Göçmen, 24 Aralık’tan sonra Bahçeci ve ailesinin evine bir daha polis baskını yapılmadığını sözlerine ekleyerek, “Kardeşinin İsmail’e telefonunu verdiği arkadaşının işyeri, polis tarafından basıldı. ‘Yakalanan bir örgüt mensubunun üzerinde telefon numaranız çıktı’ denilerek işyeri sahibi gözaltına alındı. Gözaltına alınan M. Y.’nin de içinde olduğu bazı kişiler emniyette sorgudayken ‘Seni de İsmail Bahçeci gibi kaybederiz’ diye tehdit edildiklerini açıkladı. Fatma ve Şeyhmus Bahçeci, devletin her kademesinde oğullarını aradı. Başbakan Çiller ve Cumhurbaşkanı Demirel onların randevu talebini kabul etmedi. Görüştükleri İnsan Haklarından Sorumlu Devlet Bakanı Azimet Köylüoğlu, İsmail'in işkence ile öldürülüp bir çukura atılmış olabileceğini söyledi” dedi.

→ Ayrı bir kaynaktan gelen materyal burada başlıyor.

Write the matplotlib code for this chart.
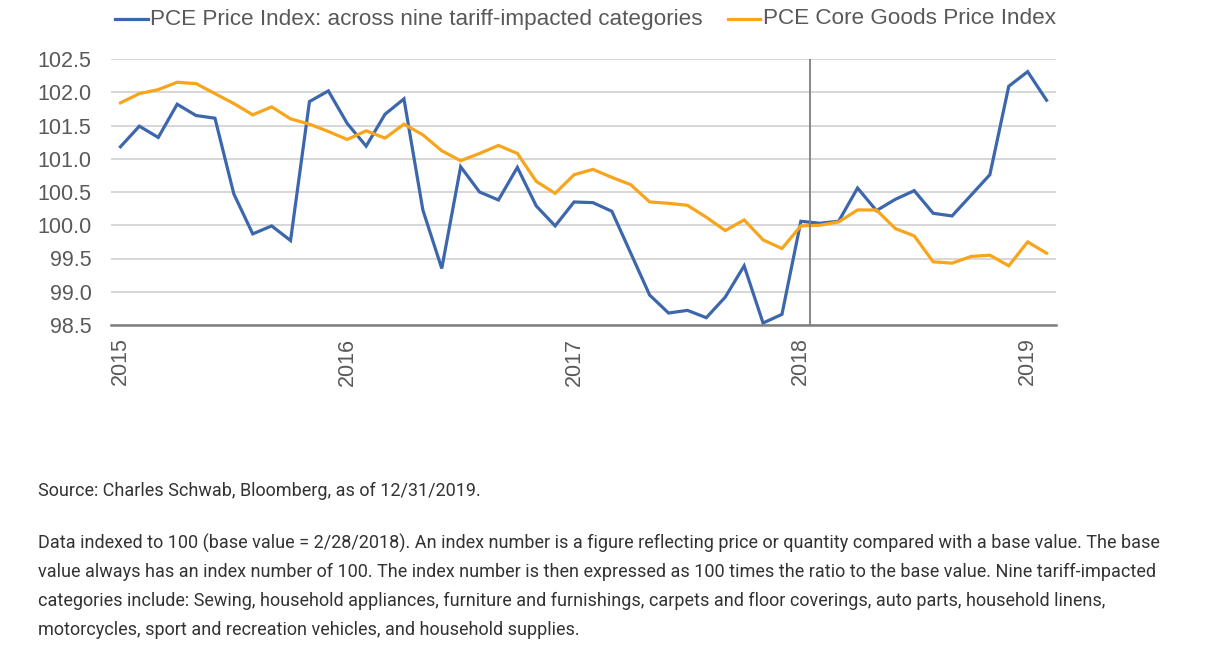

Dönemin İçişleri Bakanı Nahit Menteşe, “Dua edin de oğlunuz polislerin elinde olsun. Araştırıp size haber vereceğim" diyerek aileyi hiç aramadığını ifade eden Göçmen, “Milletvekili Mahmut Alınak 24 Ocak 1995 tarihli meclis oturumunda yaptığı konuşmada, ‘İsmail Bahçeci’nin annesi ‘Çocuğumu istiyorum!’ diye feryat ediyor. Bu feryadı ben buraya taşıyorum. Bu insan gözaltında kaybolmuştur, bu insan bulunmalıdır’ diyerek İsmail’in gözaltında kaybedilmesini Türkiye Büyük Millet Meclisi’nin gündemine getirdi. İsmail’in arkadaşları, İHD ve Af Örgütü düzenledikleri kampanyalarla konuyu ülke ve dünya kamuoyuna taşıdılar. Ancak İsmail’in gözaltına alındığı kayıtlara geçirilmedi. Bugüne kadar akıbeti ve nerede olduğu konusunda hiçbir bilgi verilmedi. Onu kaybedenlere suçlarını gizleme ve sorumluluktan kaçma imkanı sağlandı” dedi.

Bahçeci Ailesi'nin de müdahil olduğu, Ankara JİTEM davasının Ankara 1’inci Ağır Ceza Mahkemesi’nde devam ettiğini dile getiren Göçmen, “20 Ocak 2023’de görülecek duruşmada İsmail Bahçeci ve dosyada adı geçen tüm kaybedilen, katledilenler için hukuka ve adalete uygun bir karar tesis edilmeli, sanıklar insanlığa karşı suç kapsamında cezalandırılmalıdır” ifadelerini kullandı.